И я отправился в свое прошлое. Куманьков вызвался сопутствовать мне. Его огорчало, что он знает район Чистых прудов куда хуже, нежели Замоскворечье, Дорогомилово, арбатские переулки, Бульварное кольцо от Кропоткинской до Сретенки, не говоря уже о центре. И хотелось ему взглянуть на дом, выходящий сразу на три переулка, о котором я столько нагородил и устно, и письменно.
Гете говорил: вдвоем призрак не увидишь. Но я был убежден в безграничной власти былого над своей душой и не боялся помехи. Приди я вдвоем с тихим, сосредоточенным в себе художником или с шумной компанией приятелей — милые, не зримые другими тени зареют перед моими покрасневшими глазами, и коснутся слуха беззвучные для чужих ушей голоса, зазвонят нежные колокольчики, всхрапнет гривастый битюг, заворкуют голуби на крыше дровяного сарая. Я только предупредил Куманькова, что небольшой пожар, случившийся месяца два назад, слегка опалил верхние этажи дома со стороны Сверчкова, пусть уж не посетует на малый беспорядок.
Приехали мы в Армянский переулок — все-таки, по старой неистребимой памяти, здесь виделось мне лицо дома, несмотря на все перемены, о которых рассказывалось выше. И тут постиг меня первый удар. А ведь я слышал, что дом перешел в ведение Министерства лесного хозяйства, но не связывал с этим каких-либо перемен в его облике. Я жестоко заблуждался. От дома остались лишь мощные, будто крепостные, в серой «шубе», стены. Весь выпотрошенный изнутри, он слепо и нищенски пялился пустыми оконницами. Есть вещи, которых я никогда не пойму. Выселенных обитателей этого великолепного, теплого, с прекрасной изоляцией, надежного во всех узлах жилого дома обеспечили новыми квартирами, по площади не уступающими прежним. Так почему бы не оставить их на старом месте, а лесникам дать другое помещение? Никто не убедит меня в разумности подобных мероприятий. Зачем выселять людей из насиженных гнезд, обжитых еще их дедами, чтобы теплое, семейное затопил учрежденческий холод? Даже если в этом есть какая-то материальная выгода.
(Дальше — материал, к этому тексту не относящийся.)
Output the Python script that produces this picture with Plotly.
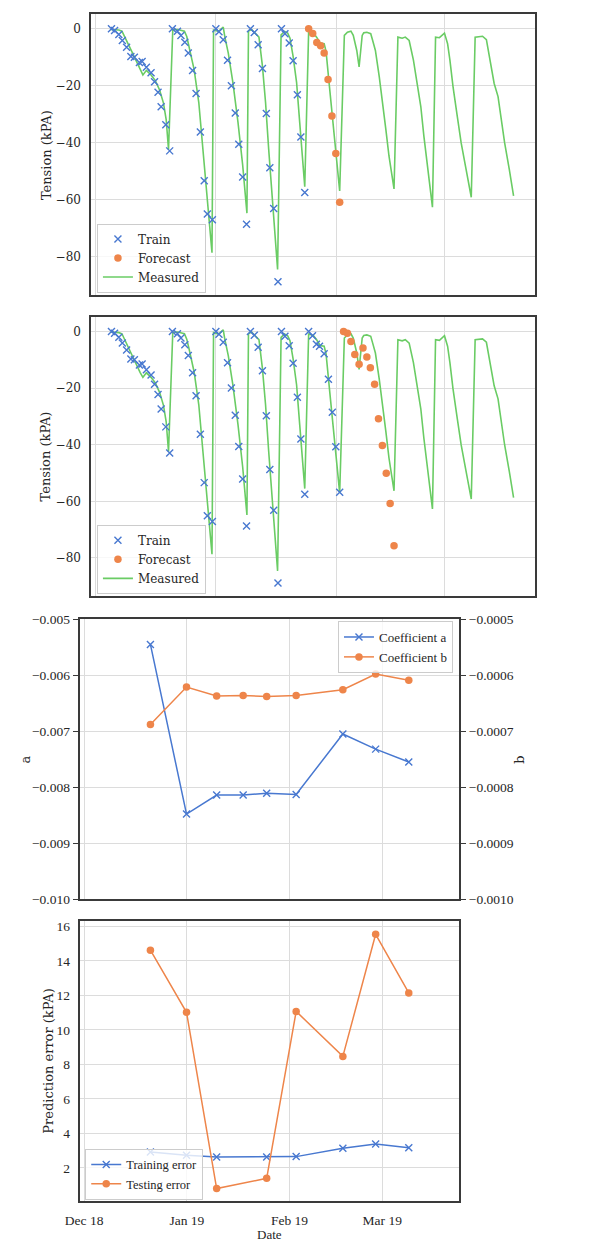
import pandas as pd
import plotly.graph_objects as go

W, H = 611, 1248
START = pd.Timestamp("2018-12-01")

# ---------------- data (days since 2018-12-01) ----------------
measured_day = [
    3.9, 5.0, 6.0, 6.8, 7.5, 8.5, 9.6, 10.6, 11.5, 12.2, 13.1, 14.3, 15.4, 16.5, 17.5, 18.2, 18.8,
    19.9, 21.2, 22.9, 23.5, 24.1, 25.4, 26.6, 27.5, 28.5, 29.1, 30.0,
    30.4, 31.7, 32.9, 33.3, 34.2, 35.4, 36.7, 37.9, 39.0,
    39.4, 40.2, 41.3, 42.1, 43.0, 43.8, 44.6, 45.5, 46.3, 46.9,
    47.8, 48.7, 49.5, 50.1, 50.9, 51.8, 52.6, 53.3, 53.9,
    54.9, 56.1, 57.0, 57.9, 58.9, 59.4, 60.1, 61.0, 62.0, 62.9,
    64.1, 64.9, 65.8, 66.4, 67.3, 67.9, 68.7, 69.1, 69.9, 70.9, 71.4, 72.1, 73.1, 74.0, 74.8, 75.6, 76.9,
    77.9, 79.0, 79.8, 80.8, 81.9, 82.9, 83.8, 84.6, 85.4, 86.1, 86.8,
    87.6, 88.6, 89.9, 90.7, 91.3, 92.1, 93.2, 94.2, 95.3, 96.8,
    97.8, 99.1, 99.7, 100.7, 101.6, 102.7, 103.7, 104.5, 105.4, 106.6, 107.7]
measured_kpa = [
    -0.2, -0.3, -0.4, -0.8, -2.9, -5.8, -8.7, -11.6, -14.5, -16.2, -14.6, -16.2, -18.2, -21.5, -26.1, -31.9, -42.4,
    -0.3, -0.2, -0.8, -2.7, -6.2, -14.3, -25.9, -39.9, -56.1, -65.4, -78.7,
    -0.4, -0.9, 0.6, -2.7, -8.5, -19.0, -32.9, -47.8, -64.8,
    -0.8, -0.2, -1.6, -2.9, -13.1, -25.9, -42.2, -58.4, -71.2, -84.6,
    -2.1, -0.9, -1.5, -3.3, -9.7, -18.9, -32.9, -44.5, -55.5,
    -0.9, -1.4, -3.0, -5.0, -5.2, -8.0, -18.0, -30.5, -44.0, -57.0,
    -2.3, -1.2, -0.8, -2.3, -7.6, -13.4, -2.3, -1.4, -1.2, -1.7, -4.1, -7.6, -16.9, -26.1, -35.4, -44.7, -56.3,
    -2.9, -3.3, -2.9, -4.1, -11.0, -19.2, -27.3, -37.8, -47.0, -55.2, -62.7,
    -2.9, -3.1, -1.5, -5.2, -11.0, -20.3, -30.8, -40.1, -48.2, -59.2,
    -2.9, -2.7, -2.6, -3.8, -11.0, -19.2, -23.8, -31.9, -40.1, -49.4, -58.7]

train_day = [
    4.1, 4.9, 6.0, 6.9, 8.0, 9.1, 10.0, 11.3, 12.0, 13.1, 14.3, 15.2, 16.1, 16.9, 18.1, 19.1,
    19.8, 21.1, 22.0, 23.0, 23.9, 25.0, 25.9, 27.0, 28.0, 28.8, 30.1,
    31.0, 31.8, 32.9, 34.0, 35.0, 36.0, 36.9, 37.9, 38.9,
    39.9, 40.9, 41.9, 43.0, 44.0, 44.9, 45.9, 47.0,
    47.9, 48.8, 49.9, 50.9, 52.0, 52.9, 53.9]
train_kpa = [
    0.0, -0.6, -2.0, -4.1, -6.5, -9.7, -10.0, -11.8, -11.5, -13.5, -15.4, -18.6, -22.3, -27.4, -33.7, -42.9,
    0.0, -0.8, -2.3, -4.7, -8.5, -14.6, -22.7, -36.3, -53.4, -65.1, -67.1,
    0.0, -1.0, -3.8, -11.0, -20.0, -29.6, -40.6, -52.1, -68.7,
    0.0, -1.3, -5.6, -13.9, -29.8, -48.8, -63.2, -88.9,
    0.0, -1.7, -5.0, -11.2, -23.2, -38.0, -57.5]

train6_day = [54.9, 55.9, 56.9, 57.7, 58.9, 60.0, 61.0, 61.9, 62.9]
train6_kpa = [0.0, -1.5, -4.5, -5.2, -7.9, -16.9, -28.5, -40.7, -56.8]

forecast1_day = [54.9, 55.95, 57.0, 58.0, 58.9, 59.9, 60.9, 61.9, 62.9]
forecast1_kpa = [0.0, -1.6, -4.8, -5.9, -8.5, -17.8, -30.6, -43.8, -61.0]

forecast2_day = [63.9, 64.9, 65.8, 66.8, 67.9, 68.9, 69.9, 70.8, 71.9, 72.9, 73.9, 74.9, 75.9, 76.9]
forecast2_kpa = [0.0, -0.6, -3.5, -8.1, -11.6, -5.8, -9.0, -12.8, -18.6, -30.8, -40.3, -50.1, -60.8, -75.7]

coef_day = [20.0, 30.9, 40.0, 48.0, 55.1, 64.0, 78.1, 88.0, 98.0]
coef_a = [-0.00545, -0.00848, -0.00814, -0.00814, -0.00811, -0.00813, -0.00705, -0.00732, -0.00755]
coef_b = [-0.000688, -0.000621, -0.000637, -0.000636, -0.000638, -0.000636, -0.000626, -0.000598, -0.000609]

err_day = [20.0, 30.9, 40.0, 55.1, 64.0, 78.1, 88.0, 98.0]
train_err = [2.92, 2.73, 2.63, 2.63, 2.65, 3.13, 3.38, 3.17]
test_err = [14.62, 11.02, 0.80, 1.39, 11.07, 8.46, 15.54, 12.14]

y_ticks_tension = [-80, -60, -40, -20, 0]
y_ticks_a = [-0.010, -0.009, -0.008, -0.007, -0.006, -0.005]
y_ticks_b = [-0.0010, -0.0009, -0.0008, -0.0007, -0.0006, -0.0005]
y_ticks_err = [2, 4, 6, 8, 10, 12, 14, 16]


def dates(days):
    return [START + pd.Timedelta(days=d) for d in days]


BLUE, ORANGE, GREEN = "#4878d0", "#ee854a", "#6acc64"
GRID, SPINE, TXT = "#dcdcdc", "#3a3a3a", "#262626"
SERIF, NARROW = "DejaVu Serif", "Liberation Serif"
X_RANGE = [(START + pd.Timedelta(days=-1.15)).strftime("%Y-%m-%d %H:%M"),
           (START + pd.Timedelta(days=113.2)).strftime("%Y-%m-%d %H:%M")]


def xdom(l, r):
    return [l / W, r / W]


def ydom(top, bottom):
    return [1 - bottom / H, 1 - top / H]


fig = go.Figure()

x_marker = dict(symbol="x-thin", size=7, color=BLUE, line=dict(color=BLUE, width=1.4))
o_marker = dict(symbol="circle", size=7.5, color=ORANGE)

# panels 1 and 2
for i, (tr_d, tr_v, fc_d, fc_v) in enumerate([
        (train_day, train_kpa, forecast1_day, forecast1_kpa),
        (train_day + train6_day, train_kpa + train6_kpa, forecast2_day, forecast2_kpa)]):
    xa = "x" if i == 0 else "x2"
    ya = "y" if i == 0 else "y2"
    lg = "legend" if i == 0 else "legend2"
    fig.add_trace(go.Scatter(x=dates(measured_day), y=measured_kpa, mode="lines",
                             line=dict(color=GREEN, width=1.6), name="Measured",
                             xaxis=xa, yaxis=ya, legend=lg, legendrank=3))
    fig.add_trace(go.Scatter(x=dates(tr_d), y=tr_v, mode="markers", marker=x_marker,
                             name="Train", xaxis=xa, yaxis=ya, legend=lg, legendrank=1))
    fig.add_trace(go.Scatter(x=dates(fc_d), y=fc_v, mode="markers", marker=o_marker,
                             name="Forecast", xaxis=xa, yaxis=ya, legend=lg, legendrank=2))

# panel 3
fig.add_trace(go.Scatter(x=dates(coef_day), y=coef_a, mode="lines+markers",
                         line=dict(color=BLUE, width=1.5), marker=x_marker,
                         name="Coefficient a", xaxis="x3", yaxis="y3", legend="legend3"))
fig.add_trace(go.Scatter(x=dates(coef_day), y=coef_b, mode="lines+markers",
                         line=dict(color=ORANGE, width=1.5), marker=o_marker,
                         name="Coefficient b", xaxis="x3", yaxis="y5", legend="legend3"))

# panel 4
fig.add_trace(go.Scatter(x=dates(err_day), y=train_err, mode="lines+markers",
                         line=dict(color=BLUE, width=1.5), marker=x_marker,
                         name="Training error", xaxis="x4", yaxis="y4", legend="legend4"))
fig.add_trace(go.Scatter(x=dates(err_day), y=test_err, mode="lines+markers",
                         line=dict(color=ORANGE, width=1.5), marker=o_marker,
                         name="Testing error", xaxis="x4", yaxis="y4", legend="legend4"))


def xaxis(domain, anchor, labels, font):
    return dict(domain=domain, anchor=anchor, type="date", range=X_RANGE, autorange=False,
                tick0="2018-12-01", dtick="M1", tickformat="%b %y",
                showticklabels=labels, showgrid=True, gridcolor=GRID, gridwidth=1,
                zeroline=False, showline=True, linecolor=SPINE, linewidth=1.5, mirror=True,
                ticks="outside", ticklen=6, tickcolor="rgba(0,0,0,0)", tickfont=font)


def yaxis(domain, anchor, rng, tickvals, font, fmt=None, tickcolor="rgba(0,0,0,0)"):
    d = dict(domain=domain, anchor=anchor, range=rng, autorange=False, tickvals=tickvals,
             showgrid=True, gridcolor=GRID, gridwidth=1, zeroline=False,
             showline=True, linecolor=SPINE, linewidth=1.5, mirror=True,
             ticks="outside", ticklen=6, tickcolor=tickcolor, tickwidth=1.2, tickfont=font)
    if fmt:
        d["tickformat"] = fmt
    return d


f_top = dict(family=SERIF, size=12, color=TXT)
f_bot = dict(family=NARROW, size=13.5, color=TXT)
f_leg3 = dict(family=NARROW, size=13, color=TXT)
f_leg4 = dict(family=NARROW, size=12.5, color=TXT)

leg_common = dict(bgcolor="rgba(255,255,255,0.8)", bordercolor="#cccccc", borderwidth=1,
                  traceorder="normal", itemwidth=30, tracegroupgap=0)

fig.update_layout(
    width=W, height=H, margin=dict(l=0, r=0, t=0, b=0), autosize=False,
    plot_bgcolor="white", paper_bgcolor="white", showlegend=True,
    xaxis=xaxis(xdom(78, 533), "y", False, f_top),
    yaxis=yaxis(ydom(7.3, 291), "x", [-93.4, 5.15], y_ticks_tension, f_top),
    xaxis2=xaxis(xdom(78, 533), "y2", False, f_top),
    yaxis2=yaxis(ydom(313.7, 596), "x2", [-93.4, 5.15], y_ticks_tension, f_top),
    xaxis3=xaxis(xdom(67, 455.3), "y3", False, f_bot),
    yaxis3=yaxis(ydom(619.7, 903), "x3", [-0.010, -0.005], y_ticks_a, f_bot, ".3f", SPINE),
    yaxis5=dict(overlaying="y3", anchor="x3", side="right", range=[-0.0010, -0.0005],
                autorange=False, tickvals=y_ticks_b, tickformat=".4f", showgrid=False,
                zeroline=False, showline=False, ticks="outside", ticklen=6, tickcolor=SPINE,
                tickwidth=1.2, tickfont=f_bot),
    xaxis4=xaxis(xdom(67, 455.3), "y4", True, f_bot),
    yaxis4=yaxis(ydom(925.3, 1209), "x4", [0.05, 16.3], y_ticks_err, f_bot),
    legend=dict(x=84 / W, y=1 - 289 / H, xanchor="left", yanchor="bottom", font=f_top, **leg_common),
    legend2=dict(x=84 / W, y=1 - 594 / H, xanchor="left", yanchor="bottom", font=f_top, **leg_common),
    legend3=dict(x=449 / W, y=1 - 621.5 / H, xanchor="right", yanchor="top", font=f_leg3, **leg_common),
    legend4=dict(x=72 / W, y=1 - 1207.5 / H, xanchor="left", yanchor="bottom", font=f_leg4, **leg_common),
)

titles = [
    ("Tension (kPA)", 31.7, 150, -90, SERIF, 13),
    ("Tension (kPA)", 31.7, 455, -90, SERIF, 13),
    ("a", 11, 762, -90, SERIF, 13),
    ("b", 517.7, 762, -90, SERIF, 13),
    ("Prediction error (kPA)", 34.3, 1067, -90, SERIF, 13),
    ("Date", 261, 1242.5, 0, NARROW, 13),
]
for text, px, py, ang, fam, sz in titles:
    fig.add_annotation(text=text, x=px / W, y=1 - py / H, xref="paper", yref="paper",
                       showarrow=False, textangle=ang, xanchor="center", yanchor="middle",
                       borderpad=0, font=dict(family=fam, size=sz, color=TXT))

fig.write_html("out.html", config={"displayModeBar": False},
               post_script="document.body.style.margin='0';document.body.style.overflow='hidden';")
Негоже великому городу заниматься мелочной бухгалтерией.
Мы побрели в Сверчков переулок, где, ахнув перед бывшей прачечной на углу Девяткина, Куманьков и глазом не повел на следы пожара, и плечом к плечу ступили в подворотню, глядевшую на мое каменное присадистое крыльцо. Я шел, а голоса молчали, и стылый пустой воздух не забился промельками милых теней; тупая тишина давила на барабанные перепонки, но, может быть, дело во мне, это я перестал слышать отзвень минувшего, мои глаза зрячи лишь к грубым вещественным очевидностям? Мы вышли из полутемной подворотни в ликующий свет, неправдоподобно и странно заливший круглый сумрачный дворик. Но не было дворика, был кран пустыря, распахнувшегося перед нами ошеломляющей жесткой голубизной морозного неба. Та часть дома, где стояло наше крыльцо, где на третьем этаже находилась наша квартира, было пустое место. И, глядя в чудовищный проем, я вдруг усомнился, что на этом месте действительно творилась моя лучшая жизнь и жизнь моих друзей, что была громадная квартира деда, которую у нас с убыванием семьи — в смерть и в отъезд — по комнате отбирали, что там поселились два великих клана: тихий, работящий — Поляковых, буйный, гулевой — Рубцовых, что вслед за ними въехала цветочница Катя — голуба-душа, что напротив обитал Борька Портос, а на этаж ниже мой первый друг, мой друг бесценный Павлик, и на одной площадке с ним красавицы сестры Козловы. Мне, как, наверное, всем жившим в доме, незыблемым казался строй и лад этого густого существования, над которым и смерть не властна, ибо на смену уходящим подрастали новые граждане. Я стоял, смотрел в синюю пустоту, в которой навсегда сгинули детство и отрочество, и так же пусто было у меня на душе.